Sun Life’s transparent lightbox

IMG_8315 Sun Life Bldg LR

The former Sun Life building at 200 University Avenue was completed in 1961 as the Montreal-based insurance company’s Toronto headquarters. Designed by John B. Parkin Associates, Sun Life bears more than a passing resemblance to Skidmore, Owings and Merrill’s landmark 1958 Inland Steel building in Chicago: the Toronto building’s projecting exterior columns, near-identical curtain-wall grid and shiny metallic silver finish (anodized aluminum instead of Inland’s stainless steel) mirror the SOM design approach, as do the fine proportions, high-quality materials and precise detailing.

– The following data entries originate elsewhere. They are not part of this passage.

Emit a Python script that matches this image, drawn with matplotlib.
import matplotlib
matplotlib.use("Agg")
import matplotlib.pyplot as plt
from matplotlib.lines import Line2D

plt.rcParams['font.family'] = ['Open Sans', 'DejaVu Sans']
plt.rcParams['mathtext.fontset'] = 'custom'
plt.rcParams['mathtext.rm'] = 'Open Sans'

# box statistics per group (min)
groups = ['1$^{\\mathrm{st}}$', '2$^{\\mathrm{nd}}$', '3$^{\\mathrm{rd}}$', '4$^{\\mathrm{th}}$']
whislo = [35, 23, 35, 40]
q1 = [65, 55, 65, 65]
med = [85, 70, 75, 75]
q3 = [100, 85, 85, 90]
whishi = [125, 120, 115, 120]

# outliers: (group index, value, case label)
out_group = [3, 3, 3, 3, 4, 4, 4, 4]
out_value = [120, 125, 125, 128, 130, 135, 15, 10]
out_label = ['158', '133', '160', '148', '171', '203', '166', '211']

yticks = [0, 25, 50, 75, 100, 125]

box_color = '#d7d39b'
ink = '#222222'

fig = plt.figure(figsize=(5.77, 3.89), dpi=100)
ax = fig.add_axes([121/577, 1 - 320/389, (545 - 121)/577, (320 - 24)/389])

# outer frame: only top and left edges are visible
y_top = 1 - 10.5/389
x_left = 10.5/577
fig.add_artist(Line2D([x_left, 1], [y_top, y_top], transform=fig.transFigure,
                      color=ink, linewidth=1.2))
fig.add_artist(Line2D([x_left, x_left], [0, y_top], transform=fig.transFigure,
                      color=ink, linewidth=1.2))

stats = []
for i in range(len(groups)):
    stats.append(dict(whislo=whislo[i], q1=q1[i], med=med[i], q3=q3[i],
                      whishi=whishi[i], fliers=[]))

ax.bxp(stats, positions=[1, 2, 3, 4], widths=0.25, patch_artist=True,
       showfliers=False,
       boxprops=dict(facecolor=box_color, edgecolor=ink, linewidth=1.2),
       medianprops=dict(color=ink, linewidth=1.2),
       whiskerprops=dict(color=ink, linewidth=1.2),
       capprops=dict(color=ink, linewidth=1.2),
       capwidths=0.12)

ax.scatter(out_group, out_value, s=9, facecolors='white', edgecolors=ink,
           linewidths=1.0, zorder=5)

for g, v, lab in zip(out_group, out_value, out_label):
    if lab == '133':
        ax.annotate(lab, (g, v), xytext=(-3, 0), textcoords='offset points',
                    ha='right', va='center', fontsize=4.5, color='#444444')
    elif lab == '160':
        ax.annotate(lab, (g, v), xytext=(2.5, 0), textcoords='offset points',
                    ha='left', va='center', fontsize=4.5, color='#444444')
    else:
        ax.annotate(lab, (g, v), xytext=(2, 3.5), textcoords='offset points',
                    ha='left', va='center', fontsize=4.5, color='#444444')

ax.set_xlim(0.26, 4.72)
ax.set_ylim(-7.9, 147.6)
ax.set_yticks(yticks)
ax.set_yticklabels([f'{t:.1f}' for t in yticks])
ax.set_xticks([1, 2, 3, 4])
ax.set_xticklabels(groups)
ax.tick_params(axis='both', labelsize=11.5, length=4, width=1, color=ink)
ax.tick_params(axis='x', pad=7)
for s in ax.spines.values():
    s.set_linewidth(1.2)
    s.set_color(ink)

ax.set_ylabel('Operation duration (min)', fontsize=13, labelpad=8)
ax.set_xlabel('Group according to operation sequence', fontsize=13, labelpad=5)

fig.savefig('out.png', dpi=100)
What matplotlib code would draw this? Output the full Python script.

As one approaches the University Avenue entrance, a sense of ceremony is created by the triangular forecourt, a modest but effective urban space, and the broad open-tread steps ascending to the building’s low podium. The podium was once linked at the southeast corner to a separate banking pavilion, a vestigial appendage long since removed. Inside, the original interiors reflected the building’s prestigious tenants, which included the executive offices of machinery giant Massey-Ferguson and the Aluminum Company of Canada (Alcan). In the bright, airy main lobby, lined with white granite and cream travertine, Mies van der Rohe’s iconic Barcelona chairs in black leather established the tone of corporate wealth and power. Abstract art expressed forward-looking modernity: the elevator lobby was dominated by sculptor Louis Archambault’s Sunburst, a massive, spiky disc of cast bronze suspended from the ceiling and intended to symbolize the company’s size and vigor. The latest Knoll and Herman Miller designs furnished the general offices and reception areas.

In addition to its architectural merits, Sun Life is also notable for defying city bylaws requiring University Avenue buildings to be clad in masonry and flush to the sidewalk line. The resulting heavy stolidity of earlier buildings is typified by the 1957 Bank of Canada immediately to the north, an effective foil for Sun Life’s lightness and transparency.